Accommodation inside Glacier National Park is relatively expensive. The advantage is proximity, reduced travelling time and amazing ambience. Most outside-park accommodation is southwest of West Glacier in the area of Columbia Falls, Kalispell and Whitefish, Montana. Today my plan is to drive and return on Going-to-the-Sun Road, between Rising Sun and Lake McDonald Lodge with a bit of light hiking along the way.
After Glacier National Park was established in 1910, the Great Northern Railway attracted travellers nationwide to their Midvale and Belton stops, respectively the current East Glacier and West Glacier locations. Initially, travel within the park was on foot, by horse or by buckboard shuttles to Lake McDonald or St. Mary Lake. In the early days, steamboats would ferry passengers to lakeside camps. Passengers complained that below deck it was insufferably hot next to the boilers, and topside, sparks burned holes in their clothes. In 1911, the automobile made its unwelcome debut. It was the same year William Logan was inducted as Glacier National Park’s first Superintendent. Almost immediately he set his sights on the creation of a road which would link east and west side of the park. His vision resulted in the eventual creation of Going-to-the-Sun Road.
The road is 52 miles (83 KM) long. The 12.5 mile (20 KM) west side section and the 10.5 mile (17 KM) east access are relatively civilized sections of scenic highway built by the railroad. The 29 mile (46 KM) stretch in the middle is an engineering marvel, literally blasted from the sides of steep mountains. Construction of the highway began in July of 1925. Logan Pass was chosen as the route over the Continental Divide and designated as Mile 0.
Miraculously, only three men tragically lost their lives until the road was officially and ceremoniously opened on July 15, 1933. The road was not paved until 1958. Each spring, usually in April, crews begin clearing snow from the road so the route across Glacier National Park can open in June. It is not uncommon for the east side of Logan Pass to be plugged with 60 to 80 foot deep snow drifts which makes it challenging to find the road, let alone clear it. Driving the road is a unique and exciting experience. I encourage you to consider the opportunity. On this visit, the road is being maintained and rejuvenated in the third year of an eight year project. The road is closed Monday through Thursday from 9 PM to 7 AM for dedicated maintenance.

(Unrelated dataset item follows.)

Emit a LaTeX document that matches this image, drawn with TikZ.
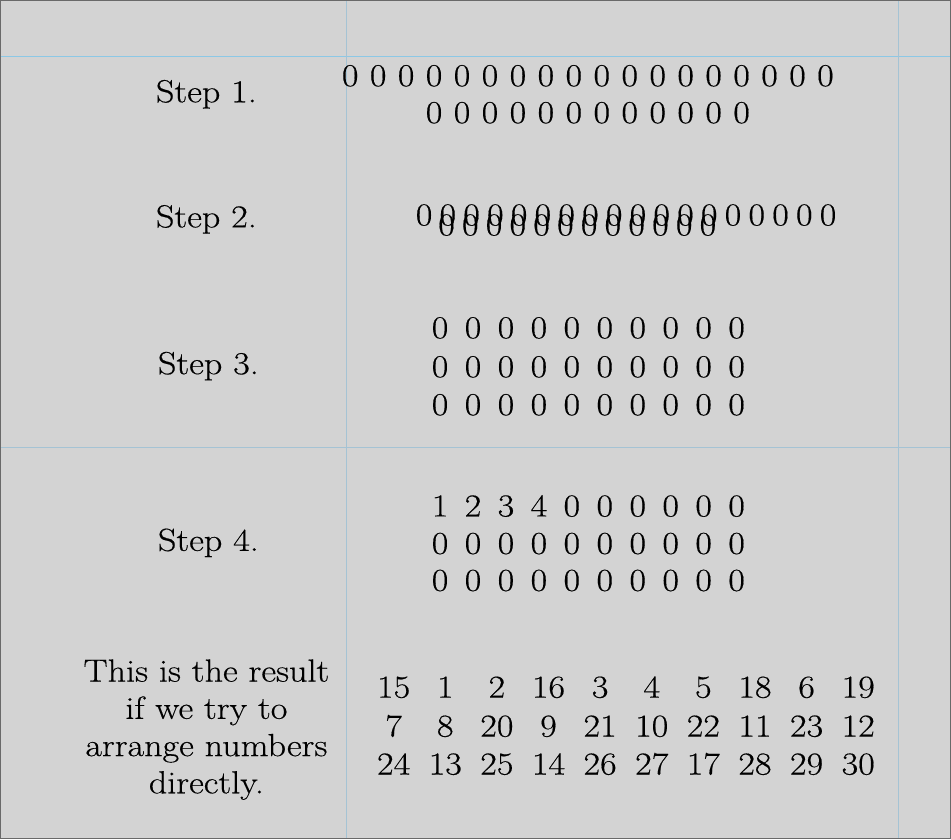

The traffic on the road is light in early morning. Efficiently managed delays provide an opportunity to get out of my car and take pictures of views that would otherwise be impossible. There are many viewpoints from pullouts along the stretch of highway but many portions are very narrow with tight twists and turns. Cliffs on one side and low rock-wall barriers on the other require careful, knuckle-clenching caution. Speeding is not an option. Several tunnels burrow through mountains.
The Weeping Wall splashes water on the car. Up close and personal waterfalls are spectacular and numerous along the route. It is a thin line between staying safe and enjoying the vistas. At the many turnouts along the way, when I get out for pictures, it is normal to breathe a sigh of relief for surviving the previous section.
Following photographs feature views along Going-to-the-Sun Road, Heaven’s Peak, baby ducks on McDonald Creek, Lake McDonald and the shoreline Lodge.
At Lake McDonald Lodge I have lunch in the upscale Fireside Dining Room. While in the west area, I hike the Johns Lake Loop and Trail of the Cedars. Scenic views on the return trip include the Logan Pass Visitor Centre, Jackson Glacier and Wild Goose Island on St. Mary Lake.